Controllable fabrication of homogeneous ZnO p-n junction with enhanced charge separation for efficient photocatalysis

Abstract

Construction of junctions between semiconductors is an effective way to promote charge separation and thus improve the photoelectrochemical and photocatalytic performance. Specifically, p-n homojunctions are more efficient due to the larger driving force and lower transfer barrier over the interface. Herein, we fabricated ZnO p-n homojunctions by depositing n-type ZnO nanoparticles (with oxygen vacancy) on the surface of p-type ZnO (with metal vacancy). The structures of the composite were well characterized by TEM, XRD, TG, XPS and EPR analyses.

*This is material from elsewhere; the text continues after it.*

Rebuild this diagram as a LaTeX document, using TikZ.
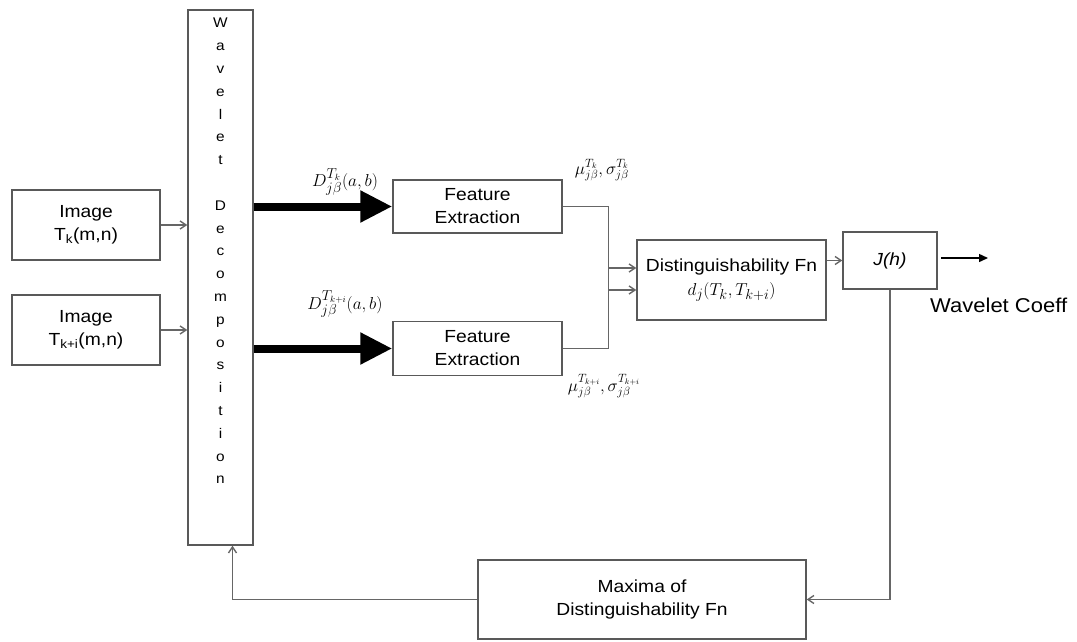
\documentclass[tikz,border=0pt]{standalone}
\usepackage{fontspec}
\setmainfont{Liberation Sans}[FakeStretch=1.1]
\usetikzlibrary{arrows.meta,positioning}
\begin{document}
\begin{tikzpicture}[x=1pt,y=-1pt,
  box/.style={draw=black!65,line width=1.4pt,fill=white,inner sep=0pt,font=\fontsize{17.5}{23}\selectfont,align=center},
  conn/.style={draw=black!60,line width=1.4pt,-{Straight Barb[length=6pt,width=8pt]}},
  thick arrow/.style={draw=black,line width=8pt,-{Triangle[length=32pt,width=30pt]}},
  lbl/.style={font=\fontsize{19}{21}\selectfont}]
\useasboundingbox (0,0) rectangle (1077,641);
% boxes
\node[box,minimum width=148pt,minimum height=70pt] (img1) at (86,225) {Image\\T\textsubscript{k}(m,n)};
\node[box,minimum width=148pt,minimum height=70pt] (img2) at (86,330) {Image\\T\textsubscript{k+i}(m,n)};
\node[box,minimum width=65pt,minimum height=535pt] (wd) at (220.5,277.5) {};
\node[font=\fontsize{14}{22.8}\selectfont,align=center,anchor=north,inner sep=0pt] (wdt) at (220.5,18)
  {W\\a\\v\\e\\l\\e\\t\\[22.8pt]D\\e\\c\\o\\m\\p\\o\\s\\i\\t\\i\\o\\n};
\node[box,minimum width=169pt,minimum height=53pt] (fe1) at (477.5,206.5) {Feature\\Extraction};
\node[box,minimum width=169pt,minimum height=54pt] (fe2) at (477.5,348.5) {Feature\\Extraction};
\node[box,minimum width=189pt,minimum height=80pt] (dist) at (731.5,280)
  {Distinguishability Fn\\[1pt]{\fontsize{19}{21}\selectfont$d_{j}(T_{k},T_{k+i})$}};
\node[box,minimum width=94pt,minimum height=57pt] (jh) at (890,260.5) {\textit{J(h)}};
\node[box,minimum width=328pt,minimum height=79pt] (max) at (642,599.5) {Maxima of\\Distinguishability Fn};
% labels
\node[lbl] (ld1) at (345,182) {$D_{j\beta}^{T_k}(a,b)$};
\node[lbl] (ld2) at (345,304) {$D_{j\beta}^{T_{k+i}}(a,b)$};
\node[lbl,font=\fontsize{17}{19}\selectfont] (lm1) at (602,170) {$\mu_{j\beta}^{T_k},\sigma_{j\beta}^{T_k}$};
\node[lbl,font=\fontsize{17}{19}\selectfont] (lm2) at (604,386) {$\mu_{j\beta}^{T_{k+i}},\sigma_{j\beta}^{T_{k+i}}$};
\node[font=\fontsize{20}{22}\selectfont,anchor=west,inner sep=0pt] (wc) at (930,305) {Wavelet Coeff};
% connectors
\draw[conn] (img1.east) -- (img1.east -| wd.west);
\draw[conn] (img2.east) -- (img2.east -| wd.west);
\draw[thick arrow] (fe1.west -| wd.east) -- (fe1.west);
\draw[thick arrow] (fe2.west -| wd.east) -- (fe2.west);
\draw[conn] (fe1.east) -- ++(46,0) |- ([yshift=-10pt]dist.west);
\draw[conn] (fe2.east) -- ++(46,0) |- ([yshift=12pt]dist.west);
\draw[conn] (jh.west -| dist.east) -- (jh.west);
\coordinate (o1) at (941,258);
\coordinate (o2) at (988,258);
\draw[black,line width=1.4pt,-{Triangle[length=9pt,width=8pt]}] (o1) -- (o2);
\draw[conn] (jh.south) |- (max.east);
\draw[conn] (max.west) -| ([xshift=12pt]wd.south);
\end{tikzpicture}
\end{document}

Meanwhile, both the “V-shaped” Mott-Schottky plots and anodic shift of onset potentials confirmed the existence of p-n homojunction, which exhibits much more efficient charge transfer and separation than pure type ZnO as indicated by PL and EIS measurements. As a result, p-n homojunction exhibited activity of 3.2-fold and 3.3-fold higher than pure p-ZnO in photodegradation of phenol and as photocathode in photoelectrochemical water splitting, respectively. This work provides a new strategy for the design and fabrication of highly efficient photocatalysts with promoted charge separation.